The trade-off is obvious. You’re trading for a player whose expiration date is visible from space. He’s a short-term fix for a systemic problem. He’ll eat minutes and clear the crease, sure, but he won’t help with the Oilers' transition game. In a league that’s getting faster every year, Savard is a 3G tower in a 5G world. He’ll keep you connected, but don’t expect him to handle the heavy lifting when the pace turns frantic in May.

Finally, we have Artem Zub. He’s the stealth option out of Ottawa. Zub is the kind of player fans barely notice until he’s gone—a quiet, efficient defensive specialist who doesn't chase highlights. He’s the clean code of defensemen. He makes the right read, stops the cycle, and moves the puck to someone more famous. He’s signed through 2027 at $4.6 million, which gives him the kind of cost-certainty that GMs drool over.

The problem? Ottawa isn’t exactly a charity. They’re a team perpetually "five minutes away" from being relevant, and trading away their most stable defender doesn't fit the roadmap. Moving Zub would require the Oilers to overpay for a player who doesn’t even have a flashy stat line. It’s the kind of move that looks boring on a spreadsheet but costs a fortune in draft capital.
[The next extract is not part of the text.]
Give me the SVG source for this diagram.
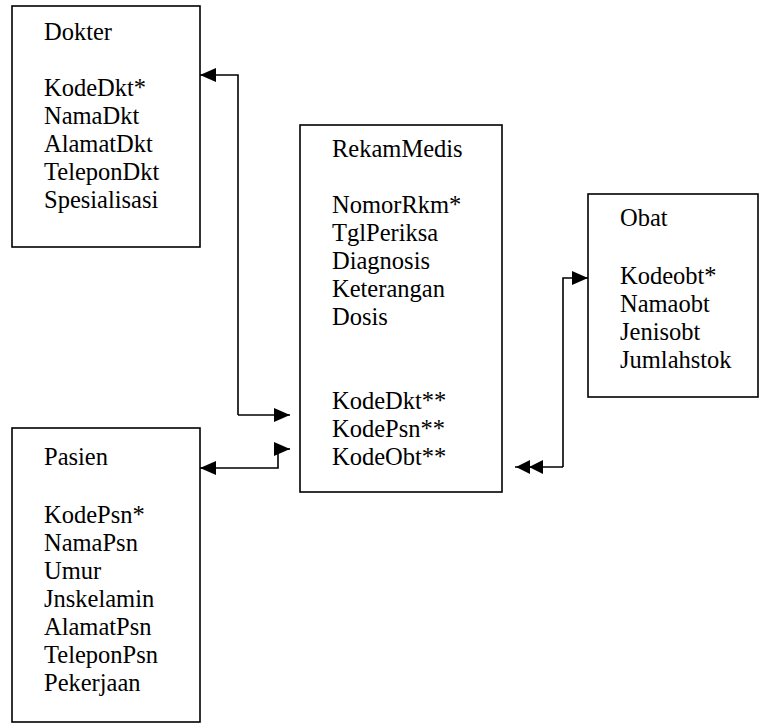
<svg xmlns="http://www.w3.org/2000/svg" width="766" height="724" viewBox="0 0 766 724">
<defs>
<style>
.box{fill:#fff;stroke:#000;stroke-width:1.6}
text{font-family:'Liberation Serif','Times New Roman',serif;font-size:24.5px;fill:#000}
.c{fill:none;stroke:#000;stroke-width:1.6}
</style>
<marker id="ah" viewBox="0 0 16 14" refX="16" refY="7" markerWidth="16" markerHeight="14" markerUnits="userSpaceOnUse" orient="auto">
<path d="M0,0 L16,7 L0,14 Z" fill="#000"/>
</marker>
<marker id="ah2" viewBox="0 0 28 14" refX="28" refY="7" markerWidth="28" markerHeight="14" markerUnits="userSpaceOnUse" orient="auto">
<path d="M0,0 L14,7 L0,14 Z M13,0 L27,7 L13,14 Z" fill="#000"/>
</marker>
</defs>
<rect width="766" height="724" fill="#fff"/>
<g id="dokter">
<rect class="box" x="12" y="6" width="188" height="241"/>
<text x="44" y="40">Dokter</text>
<text x="44" y="96">KodeDkt*</text>
<text x="44" y="124">NamaDkt</text>
<text x="44" y="152">AlamatDkt</text>
<text x="44" y="180">TeleponDkt</text>
<text x="44" y="208">Spesialisasi</text>
</g>
<g id="rekammedis">
<rect class="box" x="300" y="125" width="202" height="367"/>
<text x="332" y="157">RekamMedis</text>
<text x="332" y="213">NomorRkm*</text>
<text x="332" y="241">TglPeriksa</text>
<text x="332" y="269">Diagnosis</text>
<text x="332" y="297">Keterangan</text>
<text x="332" y="325">Dosis</text>
<text x="332" y="409">KodeDkt**</text>
<text x="332" y="437">KodePsn**</text>
<text x="332" y="465">KodeObt**</text>
</g>
<g id="obat">
<rect class="box" x="588" y="194" width="170" height="203"/>
<text x="620" y="226">Obat</text>
<text x="620" y="284">Kodeobt*</text>
<text x="620" y="312">Namaobt</text>
<text x="620" y="340">Jenisobt</text>
<text x="620" y="368">Jumlahstok</text>
</g>
<g id="pasien">
<rect class="box" x="12" y="428" width="188" height="294"/>
<text x="44" y="465">Pasien</text>
<text x="44" y="523">KodePsn*</text>
<text x="44" y="551">NamaPsn</text>
<text x="44" y="579">Umur</text>
<text x="44" y="607">Jnskelamin</text>
<text x="44" y="635">AlamatPsn</text>
<text x="44" y="663">TeleponPsn</text>
<text x="44" y="691">Pekerjaan</text>
</g>
<g id="connectors">
<path class="c" d="M238,415 L238,75 L200,75" marker-end="url(#ah)"/>
<path class="c" d="M238,415 L290,415" marker-end="url(#ah)"/>
<path class="c" d="M278,449 L278,468 L200,468" marker-end="url(#ah)"/>
<path class="c" d="M278,449 L290,449" marker-end="url(#ah)"/>
<path class="c" d="M563,467 L563,278 L588,278" marker-end="url(#ah)"/>
<path class="c" d="M563,467 L515,467" marker-end="url(#ah2)"/>
</g>
</svg>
The Oilers are currently trapped in the "Sunk Cost" phase of their development cycle. They’ve invested everything into their star forwards, leaving the rest of the roster to be filled with discount components and aging hardware. Now, they’re forced to shop in a seller's market with a depleted wallet and a ticking clock.

It’s the same old story in Northern Alberta. You can have the fastest processor in the world, but it doesn't mean much if the motherboard is held together with duct tape and wishful thinking.

The real question isn't which of these three they’ll overpay for. It’s how long they think they can keep the fans paying for a product that clearly wasn't finished before it launched.